## Start

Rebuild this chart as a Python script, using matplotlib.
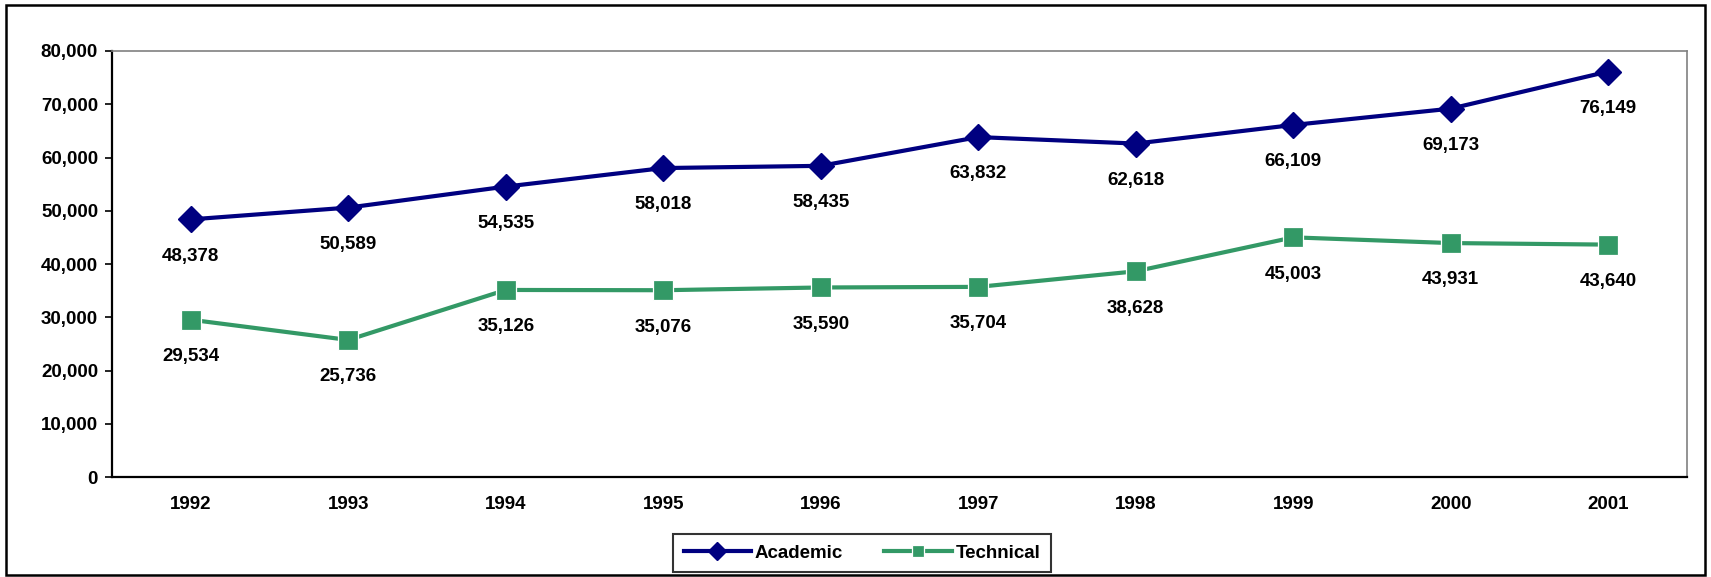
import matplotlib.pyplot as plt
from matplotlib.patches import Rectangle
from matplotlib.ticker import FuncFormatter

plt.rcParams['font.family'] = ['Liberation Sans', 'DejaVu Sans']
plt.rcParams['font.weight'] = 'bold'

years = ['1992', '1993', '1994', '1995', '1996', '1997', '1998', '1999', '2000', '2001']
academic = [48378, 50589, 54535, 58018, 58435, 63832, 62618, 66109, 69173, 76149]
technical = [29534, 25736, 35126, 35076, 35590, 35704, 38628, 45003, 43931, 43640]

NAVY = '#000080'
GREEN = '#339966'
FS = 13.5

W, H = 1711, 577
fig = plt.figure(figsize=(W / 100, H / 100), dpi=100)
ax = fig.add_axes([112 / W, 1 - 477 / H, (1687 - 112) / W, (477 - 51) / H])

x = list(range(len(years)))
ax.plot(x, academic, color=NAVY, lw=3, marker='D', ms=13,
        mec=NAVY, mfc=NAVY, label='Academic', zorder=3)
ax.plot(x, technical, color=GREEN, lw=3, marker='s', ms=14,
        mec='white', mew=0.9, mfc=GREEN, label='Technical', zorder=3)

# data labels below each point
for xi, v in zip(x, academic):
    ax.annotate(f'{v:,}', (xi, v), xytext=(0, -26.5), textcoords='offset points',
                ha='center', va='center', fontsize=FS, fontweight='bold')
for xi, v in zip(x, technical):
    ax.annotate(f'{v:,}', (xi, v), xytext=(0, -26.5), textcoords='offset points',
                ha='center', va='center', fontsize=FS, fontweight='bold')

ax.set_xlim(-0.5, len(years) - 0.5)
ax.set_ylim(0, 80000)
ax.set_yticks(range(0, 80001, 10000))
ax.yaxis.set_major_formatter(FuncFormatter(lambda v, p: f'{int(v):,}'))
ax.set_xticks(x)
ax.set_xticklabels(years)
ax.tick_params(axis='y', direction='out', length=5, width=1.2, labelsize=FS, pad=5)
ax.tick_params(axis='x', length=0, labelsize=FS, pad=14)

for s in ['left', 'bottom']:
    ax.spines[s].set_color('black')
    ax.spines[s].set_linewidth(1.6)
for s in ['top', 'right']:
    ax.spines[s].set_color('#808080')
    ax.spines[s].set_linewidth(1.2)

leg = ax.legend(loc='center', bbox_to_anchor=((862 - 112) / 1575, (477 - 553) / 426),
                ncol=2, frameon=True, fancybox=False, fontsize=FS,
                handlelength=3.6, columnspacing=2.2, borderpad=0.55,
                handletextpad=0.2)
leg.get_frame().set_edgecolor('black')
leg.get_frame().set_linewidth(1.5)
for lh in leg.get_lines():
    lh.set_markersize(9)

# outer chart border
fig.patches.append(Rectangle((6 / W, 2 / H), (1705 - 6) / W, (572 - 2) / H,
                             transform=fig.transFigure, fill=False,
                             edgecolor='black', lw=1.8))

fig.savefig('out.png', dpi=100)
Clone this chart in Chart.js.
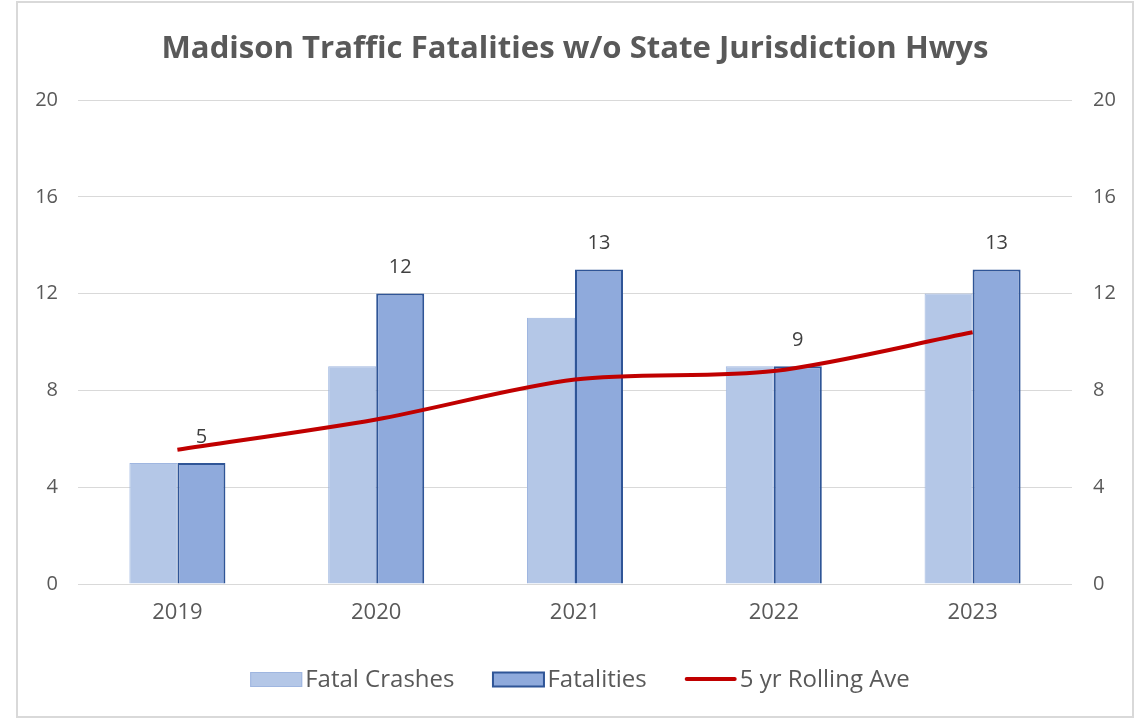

## End

:: SHORT TASK ::
Count each line where the string "chart" occurs, and write only the number.

:: RESULT OF THIS EXERCISE ::
3